Tracy Paine, Deputy Chief Executive of Belong, describes how care village models create a range of options for couples to continue living together against the odds
Creating a sense of belonging when people move into care settings is often easier said than done, especially if that move involves estrangement from a lifelong partner.
It was partly in recognition of this that the Belong village model sought from the start to accommodate couples, who may have different care requirements, within the same community.
A case in point is Edmund and Margaret Peace, who first came into contact with Belong when Margaret was diagnosed with Alzheimer’s and moved into a household at Belong Warrington, where the 24-hour care support she needed could be provided.
Although she settled well and Edmund felt reassured she was in the right setting, the move meant he had a ten-mile round bus trip to visit her.

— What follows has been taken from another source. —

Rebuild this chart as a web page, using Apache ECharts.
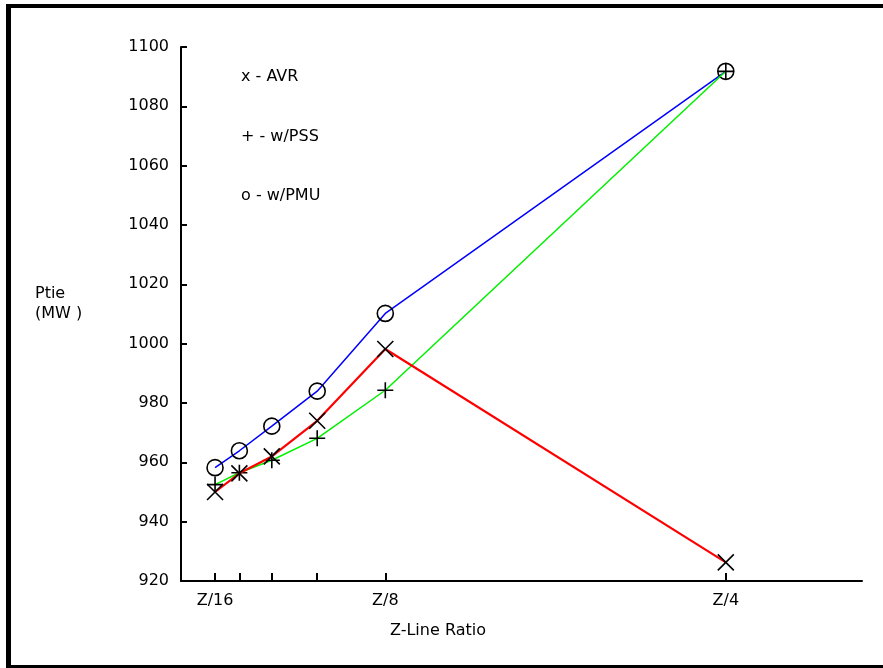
<!DOCTYPE html>
<html><head><meta charset="utf-8">
<script src="https://cdn.jsdelivr.net/npm/echarts@6/dist/echarts.min.js"></script>
<style>html,body{margin:0;padding:0;background:#fff}#c{width:883px;height:668px}</style>
</head><body><div id="c"></div>
<script>
// Z ratios: Z/16, Z/14, Z/12, Z/10, Z/8, Z/4
const xValues = [1/16, 1/14, 1/12, 1/10, 1/8, 1/4];
const xTickValues = [1/16, 1/14, 1/12, 1/10, 1/8, 1/4];
const xLabelValues = [1/16, 1/8, 1/4];
const xLabelTexts = ["Z/16", "Z/8", "Z/4"];
const avr = [950, 956.3, 962, 974, 998.2, 926.3];
const pss = [952.5, 956.5, 960.7, 968.1, 984.3, 1091.8];
const pmu = [958.2, 963.9, 972.2, 984, 1010.2, 1091.8];
const legendTexts = ["x - AVR", "+ - w/PSS", "o - w/PMU"];

const FONT = 'DejaVu Sans, sans-serif';
const chart = echarts.init(document.getElementById('c'));
function pairs(v){ return xValues.map((x,i)=>[x, v[i]]); }
const xSym = 'path://M0,0L10,10M10,0L0,10';
const pSym = 'path://M5,0L5,10M0,5L10,5';
const oSym = 'path://M10,5A5,5,0,1,1,0,5A5,5,0,1,1,10,5Z';
function series(name, data, color, sym, width, z){
  return {
    name, type:'line', data: pairs(data), symbol: sym, symbolSize: 16,
    showAllSymbol: true,
    lineStyle:{color, width},
    itemStyle:{color:'rgba(0,0,0,0)', borderColor:'#000', borderWidth:1.6},
    emphasis:{disabled:true}, z, animation:false
  };
}
chart.setOption({
  animation:false,
  backgroundColor:'#fff',
  grid:{left:181, right:21, top:47, bottom:87, containLabel:false},
  xAxis:{
    type:'value', min:0.05, max:0.3,
    axisLine:{lineStyle:{color:'#000', width:2}},
    axisTick:{show:true, inside:true, length:8, customValues:xTickValues, lineStyle:{color:'#000', width:2}},
    axisLabel:{show:true, customValues:xLabelValues, color:'#000', fontSize:16, fontFamily:FONT, margin:12,
      formatter:v=>{ const i = xLabelValues.findIndex(x=>Math.abs(x-v)<1e-9); return i>=0 ? xLabelTexts[i] : ''; }},
    splitLine:{show:false}
  },
  yAxis:{
    type:'value', min:920, max:1100, interval:20,
    axisLine:{show:true, lineStyle:{color:'#000', width:2}},
    axisTick:{show:true, inside:true, length:6, lineStyle:{color:'#000', width:2}},
    axisLabel:{color:'#000', fontSize:16, fontFamily:FONT, margin:12, formatter:v=>String(v)},
    splitLine:{show:false}
  },
  series:[
    series('w/PMU', pmu, '#0000ff', oSym, 1.5, 2),
    series('w/PSS', pss, '#00f000', pSym, 1.5, 3),
    series('AVR', avr, '#ff0000', xSym, 2.2, 4)
  ],
  graphic:[
    {type:'rect', shape:{x:6,y:4,width:5,height:664}, style:{fill:'#000'}},
    {type:'rect', shape:{x:6,y:4,width:877,height:4}, style:{fill:'#000'}},
    {type:'rect', shape:{x:6,y:665,width:877,height:3}, style:{fill:'#000'}},
    {type:'text', left:35, top:286, style:{text:'Ptie', fontSize:16, fontFamily:FONT, fill:'#000'}},
    {type:'text', left:35, top:306, style:{text:'(MW )', fontSize:16, fontFamily:FONT, fill:'#000'}},
    {type:'text', left:390, top:623, style:{text:'Z-Line Ratio', fontSize:16, fontFamily:FONT, fill:'#000'}},
    {type:'text', left:241, top:69, style:{text:legendTexts[0], fontSize:16, fontFamily:FONT, fill:'#000'}},
    {type:'text', left:241, top:129, style:{text:legendTexts[1], fontSize:16, fontFamily:FONT, fill:'#000'}},
    {type:'text', left:241, top:188, style:{text:legendTexts[2], fontSize:16, fontFamily:FONT, fill:'#000'}}
  ]
});
</script></body></html>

This changed, however, when an apartment became available at the village. Designed for independent living, apartments are a fundamental aspect of each Belong village complex, ensuring there are a range of options to suit people’s differing circumstances. For Edmund, it meant he was able to rejoin Margaret and enjoy daily life with her again, rather than coming to Belong as a ‘visitor’.
Speaking about how his situation has improved since moving to Belong Warrington, he said: “It’s the best thing that could have happened. I love my apartment and Margaret receives the care she needs, while I can see her anytime.”
Part of a wider community
Edmund is also actively involved with village life in other ways, using his many talents to contribute to events and activities taking place. From volunteering his time to maintain the raised flower beds in the village gardens and helping with potted flower displays on the balconies to crocheting a wide array of creations for Christmas fairs and Easter raffles, his enthusiasm and support has helped enrich the lives of many in the village.
“Living in a Belong village community, with its bistro, gardens and function rooms has improved our lives in other ways too. We are able to take part in the vibrant programme of events and activities on offer and spend time together or with members of our wider family in the bistro,” explains Edmund.
“On a personal level, it’s also enabled me to find new ways to pursue my hobbies, including tending to plants and gardens around the village.
This combination of meeting people’s personal needs, while creating an environment where relationships can flourish is very much at the heart of what makes the Belong village model so special.
Whether as individuals or couples, the key to creating this sense of fulfilment is offering choices that enable people to continue to live their lives in the ways that suit them.
For some, this may be moving to a Belong apartment together; others move into households together – either taking two suites and using one as a bedroom and one as a living room or just maintaining their own space while living in proximity.
Of course, the accommodation options at Belong are supplemented by the highest standards of nursing and specialist dementia care, and our teams are trained to adapt their practice to provide bespoke personalised care whilst developing and maintaining important relationships.
It’s tremendously uplifting to witness lifelong partners remain together because of Belong. The other day, I witnessed one gentleman, who is living with dementia, visit his wife in her room. He sat down beside her, held her hand and proceeded to sing to her whilst she was asleep. I feel certain that she was comforted by this. What a privilege!